What’s a lakehouse without some juicy data?

Ingestion tools you can use:

Apache Spark for batch loads
Apache NiFi for streaming and automation
Kafka + Iceberg for stream-to-lake magic
Airbyte or Fivetran for SaaS connectors

Start small. Load logs, CSVs, or JSONs and build from there.

🔍 Step 6: Query Like a Boss

Now your data’s in. Let’s analyze it!

Use SQL tools, notebooks, or BI dashboards to run queries on your lakehouse.

Here’s a basic query in Spark SQL over a Delta table:


SELECT name, COUNT(*) FROM my_table GROUP BY name

Or with Trino and Iceberg:


SELECT category, AVG(price) FROM sales_table GROUP BY category

Fast, flexible, and fun.

🛡️ Step 7: Govern, Optimize, Repeat

A real lakehouse isn’t just about storing and querying data.

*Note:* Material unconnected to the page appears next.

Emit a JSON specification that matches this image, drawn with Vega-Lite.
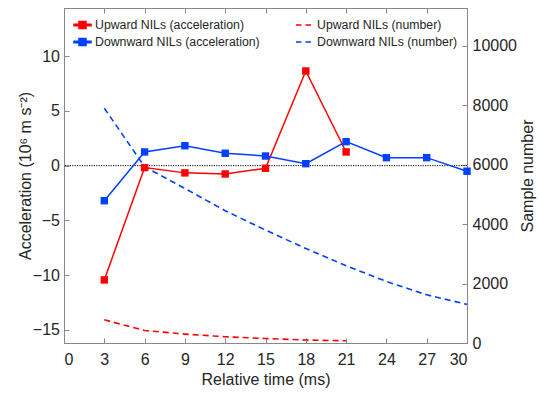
{
  "$schema": "https://vega.github.io/schema/vega-lite/v6.json",
  "width": 403,
  "height": 335,
  "autosize": "none",
  "padding": {"left": 64, "top": 8, "right": 73, "bottom": 50},
  "background": "white",
  "config": {
    "font": "Liberation Sans",
    "view": {"stroke": "#888888", "strokeWidth": 1},
    "axis": {
      "grid": false,
      "domainColor": "#888888",
      "tickColor": "#888888",
      "labelColor": "#262626",
      "titleColor": "#262626",
      "labelFont": "Liberation Sans",
      "titleFont": "Liberation Sans",
      "labelFontSize": 16,
      "titleFontSize": 16,
      "titleFontWeight": "normal",
      "tickSize": -5
    },
    "legend": {
      "labelFont": "Liberation Sans",
      "labelFontSize": 12.3,
      "labelColor": "#262626",
      "labelLimit": 300,
      "padding": 0,
      "clipHeight": 17,
      "rowPadding": 0
    }
  },
  "datasets": {
    "acceleration": [
      {"series": "Upward NILs (acceleration)", "t": 3, "acc": -10.44},
      {"series": "Upward NILs (acceleration)", "t": 6, "acc": -0.18},
      {"series": "Upward NILs (acceleration)", "t": 9, "acc": -0.66},
      {"series": "Upward NILs (acceleration)", "t": 12, "acc": -0.76},
      {"series": "Upward NILs (acceleration)", "t": 15, "acc": -0.24},
      {"series": "Upward NILs (acceleration)", "t": 18, "acc": 8.65},
      {"series": "Upward NILs (acceleration)", "t": 21, "acc": 1.25},
      {"series": "Downward NILs (acceleration)", "t": 3, "acc": -3.2},
      {"series": "Downward NILs (acceleration)", "t": 6, "acc": 1.25},
      {"series": "Downward NILs (acceleration)", "t": 9, "acc": 1.82},
      {"series": "Downward NILs (acceleration)", "t": 12, "acc": 1.13},
      {"series": "Downward NILs (acceleration)", "t": 15, "acc": 0.88},
      {"series": "Downward NILs (acceleration)", "t": 18, "acc": 0.18},
      {"series": "Downward NILs (acceleration)", "t": 21, "acc": 2.19},
      {"series": "Downward NILs (acceleration)", "t": 24, "acc": 0.73},
      {"series": "Downward NILs (acceleration)", "t": 27, "acc": 0.73},
      {"series": "Downward NILs (acceleration)", "t": 30, "acc": -0.51}
    ],
    "samples": [
      {"series": "Upward NILs (number)", "t": 3, "n": 780},
      {"series": "Upward NILs (number)", "t": 6, "n": 420},
      {"series": "Upward NILs (number)", "t": 9, "n": 300},
      {"series": "Upward NILs (number)", "t": 12, "n": 210},
      {"series": "Upward NILs (number)", "t": 15, "n": 150},
      {"series": "Upward NILs (number)", "t": 18, "n": 100},
      {"series": "Upward NILs (number)", "t": 21, "n": 75},
      {"series": "Downward NILs (number)", "t": 3, "n": 7900},
      {"series": "Downward NILs (number)", "t": 6, "n": 5930},
      {"series": "Downward NILs (number)", "t": 9, "n": 5200},
      {"series": "Downward NILs (number)", "t": 12, "n": 4450},
      {"series": "Downward NILs (number)", "t": 15, "n": 3800},
      {"series": "Downward NILs (number)", "t": 18, "n": 3180},
      {"series": "Downward NILs (number)", "t": 21, "n": 2600},
      {"series": "Downward NILs (number)", "t": 24, "n": 2070},
      {"series": "Downward NILs (number)", "t": 27, "n": 1620},
      {"series": "Downward NILs (number)", "t": 30, "n": 1300}
    ]
  },
  "layer": [
    {
      "data": {"name": "samples"},
      "mark": {"type": "line", "strokeWidth": 1.6, "strokeDash": [6, 4]},
      "encoding": {
        "x": {
          "field": "t",
          "type": "quantitative",
          "scale": {"domain": [0, 30], "nice": false, "zero": false},
          "axis": {
            "orient": "top",
            "values": [0, 3, 6, 9, 12, 15, 18, 21, 24, 27, 30],
            "labels": false,
            "title": null
          }
        },
        "y": {
          "field": "n",
          "type": "quantitative",
          "scale": {"domain": [0, 11270], "nice": false, "zero": false},
          "axis": {
            "orient": "right",
            "values": [0, 2000, 4000, 6000, 8000, 10000],
            "format": "d",
            "labelPadding": 10,
            "title": "Sample number",
            "titleAngle": 270,
            "titleBaseline": "top",
            "titlePadding": 3
          }
        },
        "color": {
          "field": "series",
          "type": "nominal",
          "scale": {
            "domain": ["Upward NILs (number)", "Downward NILs (number)"],
            "range": ["#ff0000", "#0040ff"]
          },
          "legend": {
            "orient": "none",
            "legendX": 231,
            "legendY": 8.5,
            "title": null,
            "symbolType": "stroke",
            "symbolSize": 225,
            "symbolStrokeWidth": 1.6,
            "symbolDash": [5.5, 4],
            "labelOffset": 5
          }
        }
      }
    },
    {
      "layer": [
        {
          "data": {"values": [{}]},
          "mark": {"type": "rule", "color": "#000000", "strokeWidth": 1, "strokeDash": [1.2, 1.2]},
          "encoding": {
            "y": {
              "datum": 0,
              "type": "quantitative",
              "axis": {
                "orient": "left",
                "values": [-15, -10, -5, 0, 5, 10],
                "labelPadding": 9.5,
                "title": "Acceleration (10⁶ m s⁻²)",
                "titlePadding": -1
              }
            }
          }
        },
        {
          "data": {"name": "acceleration"},
          "mark": {
            "type": "line",
            "strokeWidth": 1.5,
            "point": {"shape": "square", "filled": true, "size": 55, "opacity": 1}
          },
          "encoding": {
            "x": {
              "field": "t",
              "type": "quantitative",
              "scale": {"domain": [0, 30], "nice": false, "zero": false},
              "axis": {
                "orient": "bottom",
                "values": [0, 3, 6, 9, 12, 15, 18, 21, 24, 27, 30],
                "labelPadding": 13,
                "title": "Relative time (ms)",
                "titlePadding": 4
              }
            },
            "y": {
              "field": "acc",
              "type": "quantitative",
              "scale": {"domain": [-16.2, 14.4], "nice": false, "zero": false},
              "axis": {
                "orient": "left",
                "values": [-15, -10, -5, 0, 5, 10],
                "labelPadding": 9.5,
                "title": "Acceleration (10⁶ m s⁻²)",
                "titlePadding": -1
              }
            },
            "color": {
              "field": "series",
              "type": "nominal",
              "scale": {
                "domain": ["Upward NILs (acceleration)", "Downward NILs (acceleration)"],
                "range": ["#ff0000", "#0040ff"]
              },
              "legend": {
                "orient": "none",
                "legendX": 9,
                "legendY": 8.5,
                "title": null,
                "symbolType": "M-1,-0.09H1V0.09H-1Z M-0.41,-0.41H0.41V0.41H-0.41Z",
                "symbolSize": 289,
                "labelOffset": 3,
                "encode": {
                  "symbols": {
                    "update": {
                      "fill": {"signal": "datum.value === 'Upward NILs (acceleration)' ? '#ff0000' : '#0040ff'"},
                      "stroke": {"value": "transparent"},
                      "opacity": {"value": 1}
                    }
                  }
                }
              }
            }
          }
        }
      ]
    }
  ],
  "resolve": {
    "scale": {"y": "independent", "color": "independent"},
    "axis": {"x": "independent"}
  }
}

You need good governance too.

Things to think about:

Schema evolution (adding columns as your data grows)
Time Travel (view past versions of your data)
Data Lineage (know where your data came from)
Access Control (who can see what?)

Both Delta and Iceberg support these, but implementation varies.

Optimize as you go:

Compact small files.
Repartition your data.
Use Z-Ordering or clustering logic (Delta only).

🎯 Bonus Tip: Make It a Team Sport

Don’t do this alone. Build a team to manage, enhance, and scale your lakehouse.

Include folks across:

Data Engineering
Analytics
Security
Business units

The more teamwork, the more value your lakehouse creates!

🚀 Summary: Checklist for Standing Up a Lakehouse

✔️ Choose a format: Delta or Iceberg
✔️ Pick storage: S3, ADLS, etc.
✔️ Add compute: Spark, Trino, Databricks
✔️ Set up tables: Using code or SQL
✔️ Ingest data: Batch or streaming
✔️ Query data: Fast, interactive analytics
✔️ Govern and optimize: Balance power and control

🎉 Final Words

Standing up a lakehouse with Delta or Iceberg is easier than you think. Once it’s running, it becomes a powerful foundation for data analytics, AI/ML, and more.

It’s open. It’s flexible. It grows with you.

Now go ahead and build your lakehouse. Just don’t forget to bring your floaties—you’re about to dive deep into data!